COLLECTED DATA:

▼

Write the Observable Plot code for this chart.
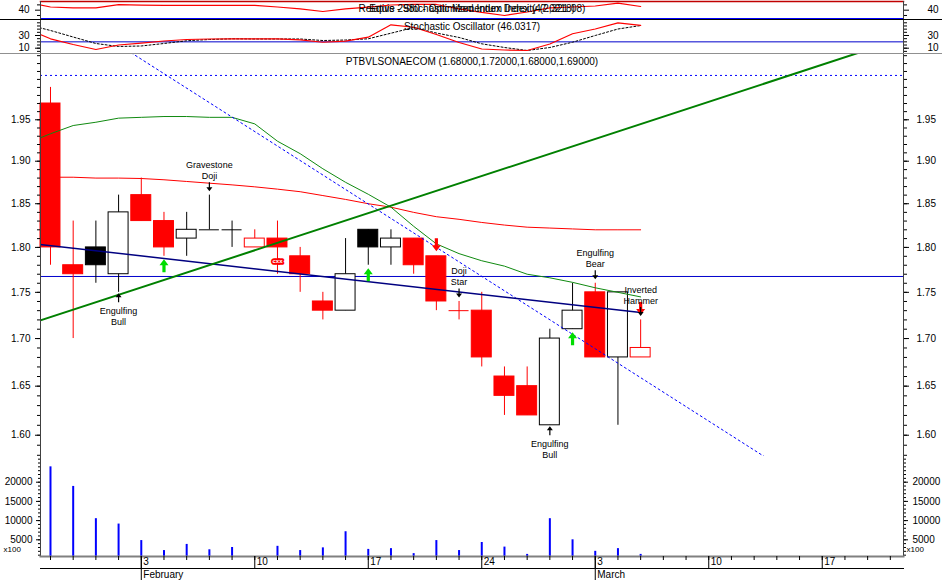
<!DOCTYPE html>
<html><head><meta charset="utf-8">
<script src="https://cdn.jsdelivr.net/npm/d3@7"></script>
<script src="https://cdn.jsdelivr.net/npm/@observablehq/plot@0.6"></script>
<style>
body{margin:0;background:#fff;}
#chart{position:relative;width:942px;height:580px;overflow:hidden;background:#fff;font-family:"Liberation Sans",Arial,sans-serif;}
.panel{position:absolute;left:0;width:942px;}
.panel svg{overflow:visible;display:block;}
</style></head><body>
<div id="chart">
<div class="panel" id="pA" style="top:0"></div>
<div class="panel" id="pB" style="top:19px;border-top:1px solid #000"></div>
<div class="panel" id="pC" style="top:53px;border-top:1px solid #909090"></div>
<div class="panel" id="pD" style="top:456px"></div>
</div>
<script>
// ---------- data ----------
const dates = ["Jan 28","Jan 29","Jan 30","Jan 31","Feb 3","Feb 4","Feb 5","Feb 6","Feb 7","Feb 10","Feb 11","Feb 12","Feb 13","Feb 14","Feb 17","Feb 18","Feb 19","Feb 20","Feb 21","Feb 24","Feb 25","Feb 26","Feb 27","Feb 28","Mar 3","Mar 4","Mar 5"];
const open  = [1.97,1.78,1.80,1.77,1.86,1.83,1.81,1.82,1.82,1.80,1.81,1.79,1.74,1.73,1.82,1.80,1.81,1.79,1.73,1.73,1.66,1.65,1.61,1.71,1.75,1.68,1.68];
const high  = [1.99,1.83,1.83,1.86,1.88,1.84,1.84,1.86,1.83,1.82,1.83,1.80,1.75,1.81,1.82,1.82,1.81,1.79,1.74,1.75,1.67,1.67,1.71,1.76,1.76,1.75,1.72];
const low   = [1.78,1.70,1.76,1.75,1.83,1.79,1.79,1.82,1.80,1.80,1.77,1.75,1.72,1.73,1.78,1.78,1.77,1.73,1.72,1.67,1.62,1.62,1.61,1.71,1.68,1.61,1.68];
const close = [1.80,1.77,1.78,1.84,1.83,1.80,1.82,1.82,1.82,1.81,1.80,1.77,1.73,1.77,1.80,1.81,1.78,1.74,1.73,1.68,1.64,1.62,1.70,1.73,1.68,1.75,1.69];
const volume = [24000,18900,10500,9100,4800,2200,3800,2400,3000,0,3300,2200,2900,7100,2500,2700,1400,4800,2200,4300,3100,1200,10500,5000,2000,2700,1200];

// indicator series start one session before the first visible candle (index -1)
const indIdx = d3.range(-1, 27);
const maLong  = [1.922,1.933,1.943,1.947,1.952,1.953,1.954,1.954,1.953,1.953,1.945,1.924,1.909,1.891,1.875,1.861,1.846,1.824,1.804,1.793,1.785,1.779,1.770,1.766,1.761,1.755,1.750,1.745];
const maRed   = [1.881,1.881,1.881,1.880,1.880,1.8795,1.878,1.876,1.874,1.872,1.8697,1.867,1.864,1.8595,1.855,1.850,1.846,1.840,1.835,1.832,1.8284,1.8254,1.823,1.822,1.821,1.820,1.820,1.820];
const stochK  = [40.0,24.8,15.8,8.0,15.0,17.9,21.3,23.7,24.5,24.8,24.8,24.8,23.2,19.4,21.0,27.3,46.8,43.0,31.6,19.0,8.7,7.2,6.4,16.6,32.7,40.2,50.0,46.03];
const stochD  = [47.0,37.9,27.6,17.4,12.7,13.5,17.4,21.7,23.7,24.8,24.5,24.5,24.5,22.1,22.9,24.8,33.6,42.6,33.9,26.9,16.9,11.1,6.4,11.1,19.4,30.0,40.2,45.7];
const smi     = [54.5,46.0,44.5,44.5,50.4,49.4,49.2,48.9,48.9,48.9,48.9,46.0,42.6,37.5,42.3,45.7,49.8,50.8,50.8,42.6,35.7,30.0,36.6,44.5,46.0,47.9,53.2,47.0];

// trend lines [index, price]
const greenTrend = [[-1,1.715],[37,2.047]];
const navyTrend  = [[-1,1.805],[26,1.728]];
const dotTrend   = [[3,2.044],[31.5,1.578]];
const hLevel = 1.7675;
const hDotLevel = 2.005;
const stochLevel = 20;

// candle patterns and signals
const patIdx   = [3,7,18,22,24,26];
const patDir   = ["up","down","down","up","down","down"];
const patLine1 = ["Engulfing","Gravestone","Doji","Engulfing","Engulfing","Inverted"];
const patLine2 = ["Bull","Doji","Star","Bull","Bear","Hammer"];
const buySignals  = [5,14,23];
const sellSignals = [17,26];
const expertIdx = [10];
const expertPrice = [1.785];

// axis ticks / labels
const priceTicks = [1.60,1.65,1.70,1.75,1.80,1.85,1.90,1.95];
const volTicks = [5000,10000,15000,20000];
const stochTicks = [10,30];
const smiTicks = [40];
const dayTicks = d3.range(0,38);
const weekTicks = [4,9,14,19,24,29,34];
const weekLabels = ["3","10","17","24","3","10","17"];
const monthTicks = [4,24];
const monthLabels = ["February","March"];

const titleSMI1 = "Equis - Stochastic Momentum Index (47.0218)";
const titleSMI2 = "Relative 2980 - Optimized Index Density (2,321.08)";
const titleStoch = "Stochastic Oscillator (46.0317)";
const titlePrice = "PTBVLSONAECOM (1.68000,1.72000,1.68000,1.69000)";

// ---------- build ----------
const RED = "#ff0000", BLK = "#000000", AX = "#404040";
const W = 942, ML = 40, MR = 39;
const xScale = {type: "linear", domain: [-0.44, 37.58], axis: null};
const font = {fontFamily: "'Liberation Sans', Arial, sans-serif", fontSize: "10px", background: "white", overflow: "visible"};
const fontClear = {...font, background: "transparent"};
const noText = () => "";

const candles = open.map((o, i) => {
  const prev = i === 0 ? o : close[i - 1];
  const color = close[i] < prev ? RED : BLK;
  return {i, date: dates[i], open: o, high: high[i], low: low[i], close: close[i], color,
          fill: close[i] < o ? color : "white"};
});
const bodies = candles.filter(d => d.open !== d.close);
const dojis = candles.filter(d => d.open === d.close);
const ind = indIdx.map((i, k) => ({i, maLong: maLong[k], maRed: maRed[k], k: stochK[k], d: stochD[k], smi: smi[k]}));
const pats = patIdx.map((i, k) => ({i, dir: patDir[k], l1: patLine1[k], l2: patLine2[k], low: low[i], high: high[i]}));
const up = pats.filter(d => d.dir === "up"), down = pats.filter(d => d.dir === "down");
const buys = buySignals.map(i => ({i, low: low[i]}));
const sells = sellSignals.map(i => ({i, high: high[i]}));
const experts = expertIdx.map((i, k) => ({i, price: expertPrice[k]}));
const vols = volume.map((v, i) => ({i, v}));
const wkMap = new Map(weekTicks.map((d, k) => [d, weekLabels[k]]));
const moMap = new Map(monthTicks.map((d, k) => [d, monthLabels[k]]));

function arrowShape(headW, headH, stemW) {
  return {draw(ctx, l) {
    ctx.moveTo(0, -l);
    ctx.lineTo(headW, -l + headH);
    ctx.lineTo(stemW, -l + headH);
    ctx.lineTo(stemW, 0);
    ctx.lineTo(-stemW, 0);
    ctx.lineTo(-stemW, -l + headH);
    ctx.lineTo(-headW, -l + headH);
    ctx.closePath();
  }};
}
const thinArrow = arrowShape(3, 4, 0.6);
const fatArrow = arrowShape(4.5, 6, 1.6);

function yTicks(ticks, minor, leftPad, rightPad, fmt, major = 5, minorSize = 3) {
  return [
    Plot.axisY(minor, {anchor: "left", tickSize: minorSize, tickFormat: noText, label: null}),
    Plot.axisY(minor, {anchor: "right", tickSize: minorSize, tickFormat: noText, label: null}),
    Plot.axisY(ticks, {anchor: "left", tickSize: major, tickPadding: leftPad, tickFormat: fmt, label: null}),
    Plot.axisY(ticks, {anchor: "right", tickSize: major, tickPadding: rightPad, tickFormat: fmt, label: null})
  ];
}

// Panel A: SMI
const pA = Plot.plot({
  width: W, height: 19, marginLeft: ML, marginRight: MR, marginTop: 1, marginBottom: 1,
  style: font,
  x: xScale,
  y: {domain: [24.3, 56.4], axis: null},
  marks: [
    Plot.line(ind, {x: "i", y: "smi", stroke: RED, strokeWidth: 1.2, clip: true}),
    Plot.frame({anchor: "bottom", stroke: "#0000ff"}),
    Plot.frame({anchor: "top", stroke: "#c00000", strokeWidth: 1.5}),
    Plot.frame({anchor: "left", stroke: AX}),
    Plot.frame({anchor: "right", stroke: AX}),
    ...yTicks(smiTicks, [30, 50], 6, 19, d => String(d)),
    Plot.text([titleSMI1], {text: d => d, frameAnchor: "top", dy: 7.3, lineAnchor: "middle", fontSize: 10}),
    Plot.text([titleSMI2], {text: d => d, frameAnchor: "top", dy: 7.3, lineAnchor: "middle", fontSize: 10})
  ]
});
document.getElementById("pA").append(pA);

// Panel B: Stochastic
const pB = Plot.plot({
  width: W, height: 34, marginLeft: ML, marginRight: MR, marginTop: 0, marginBottom: 1,
  style: font,
  x: xScale,
  y: {domain: [1.65, 53.62], axis: null},
  marks: [
    Plot.ruleY([stochLevel], {stroke: "#0000cc"}),
    Plot.line(ind, {x: "i", y: "d", stroke: BLK, strokeDasharray: "2,2", strokeWidth: 1, clip: true}),
    Plot.line(ind, {x: "i", y: "k", stroke: RED, strokeWidth: 1.2, clip: true}),
    Plot.frame({anchor: "left", stroke: AX}),
    Plot.frame({anchor: "right", stroke: AX}),
    ...yTicks(stochTicks, d3.range(5, 55, 5), 6, 19, d => String(d)),
    Plot.text([titleStoch], {text: d => d, frameAnchor: "top", dy: 6.7, lineAnchor: "middle", fontSize: 10})
  ]
});
document.getElementById("pB").append(pB);

// Panel C: Price
const pC = Plot.plot({
  width: W, height: 402, marginLeft: ML, marginRight: MR, marginTop: 0, marginBottom: 0,
  style: font,
  x: xScale,
  y: {type: "log", domain: [1.5788, 2.0315], axis: null},
  marks: [
    Plot.ruleY([hDotLevel], {stroke: "#0000ff", strokeDasharray: "2,3"}),
    Plot.ruleY([hLevel], {stroke: "#0000cc"}),
    Plot.ruleX(candles, {x: "i", y1: "low", y2: "high", stroke: "color"}),
    Plot.rect(bodies, {x1: d => d.i - 0.44, x2: d => d.i + 0.44, y1: "open", y2: "close", fill: "fill", stroke: "color"}),
    Plot.ruleY(dojis, {y: "close", x1: d => d.i - 0.44, x2: d => d.i + 0.44, stroke: "color"}),
    Plot.line(ind, {x: "i", y: "maRed", stroke: RED, strokeWidth: 1, clip: true}),
    Plot.line(ind, {x: "i", y: "maLong", stroke: "#108a10", strokeWidth: 1, clip: true}),
    Plot.line(dotTrend, {x: d => d[0], y: d => d[1], stroke: "#0000ff", strokeDasharray: "2,3", strokeWidth: 1, clip: true}),
    Plot.line(navyTrend, {x: d => d[0], y: d => d[1], stroke: "#000080", strokeWidth: 1.5, clip: true}),
    Plot.line(greenTrend, {x: d => d[0], y: d => d[1], stroke: "#008000", strokeWidth: 2, clip: true}),
    // expert symbol
    Plot.text(experts, {x: "i", y: "price", text: () => "cxx", fontSize: 6, fill: "white", stroke: RED, strokeWidth: 3.5, fontWeight: "bold"}),
    // signal arrows
    Plot.vector(buys, {x: "i", y: "low", length: 13, rotate: 0, anchor: "end", dy: 3, shape: fatArrow, fill: "#00dd00", stroke: "none"}),
    Plot.vector(sells, {x: "i", y: "high", length: 13, rotate: 180, anchor: "end", dy: -5, shape: fatArrow, fill: RED, stroke: "none"}),
    // pattern arrows and labels
    Plot.vector(up, {x: "i", y: "low", length: 9, rotate: 0, anchor: "end", dy: 1, shape: thinArrow, fill: BLK, stroke: "none"}),
    Plot.vector(down, {x: "i", y: "high", length: 9, rotate: 180, anchor: "end", dy: -4, shape: thinArrow, fill: BLK, stroke: "none"}),
    Plot.text(up, {x: "i", y: "low", text: "l1", dy: 19, lineAnchor: "middle", fontSize: 9}),
    Plot.text(up, {x: "i", y: "low", text: "l2", dy: 30, lineAnchor: "middle", fontSize: 9}),
    Plot.text(down, {x: "i", y: "high", text: "l1", dy: -30, lineAnchor: "middle", fontSize: 9}),
    Plot.text(down, {x: "i", y: "high", text: "l2", dy: -19, lineAnchor: "middle", fontSize: 9}),
    Plot.frame({anchor: "left", stroke: AX}),
    Plot.frame({anchor: "right", stroke: AX}),
    ...yTicks(priceTicks, d3.range(158, 204).map(d => d / 100), 5, 8, d => d.toFixed(2)),
    Plot.text([titlePrice], {text: d => d, frameAnchor: "top", dy: 7.7, lineAnchor: "middle", fontSize: 10})
  ]
});
document.getElementById("pC").append(pC);

// Panel D: Volume + date axis
const pD = Plot.plot({
  width: W, height: 124, marginLeft: ML, marginRight: MR, marginTop: 0, marginBottom: 24,
  style: fontClear,
  x: xScale,
  y: {domain: [651, 26693], axis: null},
  marks: [
    Plot.ruleX(vols.filter(d => d.v > 0), {x: "i", y1: 0, y2: "v", stroke: "#0000ff", strokeWidth: 2, clip: true}),
    Plot.frame({anchor: "left", stroke: AX}),
    Plot.frame({anchor: "right", stroke: AX}),
    ...yTicks(volTicks, d3.range(1000, 27000, 1000), 4, 5, d => String(d), 4, 2),
    Plot.text(["x100"], {text: d => d, frameAnchor: "bottom-left", dx: -37, dy: -7, textAnchor: "start", lineAnchor: "middle", fontSize: 8}),
    Plot.text(["x100"], {text: d => d, frameAnchor: "bottom-right", dx: 3, dy: -7, textAnchor: "start", lineAnchor: "middle", fontSize: 8}),
    Plot.frame({anchor: "bottom", stroke: "#808080", strokeWidth: 2}),
    Plot.axisX(dayTicks, {anchor: "bottom", tickSize: 4, tickFormat: noText, label: null}),
    Plot.axisX(weekTicks, {anchor: "bottom", tickSize: 12, tickFormat: noText, label: null}),
    Plot.axisX(weekTicks, {anchor: "bottom", tickSize: 0, tickPadding: 1, tickFormat: d => wkMap.get(d), textAnchor: "start", dx: 2, label: null}),
    Plot.axisX(monthTicks, {anchor: "bottom", tickSize: 24, tickFormat: noText, label: null}),
    Plot.axisX(monthTicks, {anchor: "bottom", tickSize: 0, tickPadding: 14, tickFormat: d => moMap.get(d), textAnchor: "start", dx: 2, label: null}),
    Plot.frame({anchor: "bottom", dy: 12, stroke: BLK})
  ]
});
document.getElementById("pD").append(pD);
</script>
</body></html>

▲

WHAT IS ASKED: Filter lines by "chart" and return each hit.

SOLVED EXERCISE:
Write the Observable Plot code for this chart.
#chart{position:relative;width:942px;height:580px;overflow:hidden;background:#fff;font-family:"Liberation Sans",Arial,sans-serif;}
<div id="chart">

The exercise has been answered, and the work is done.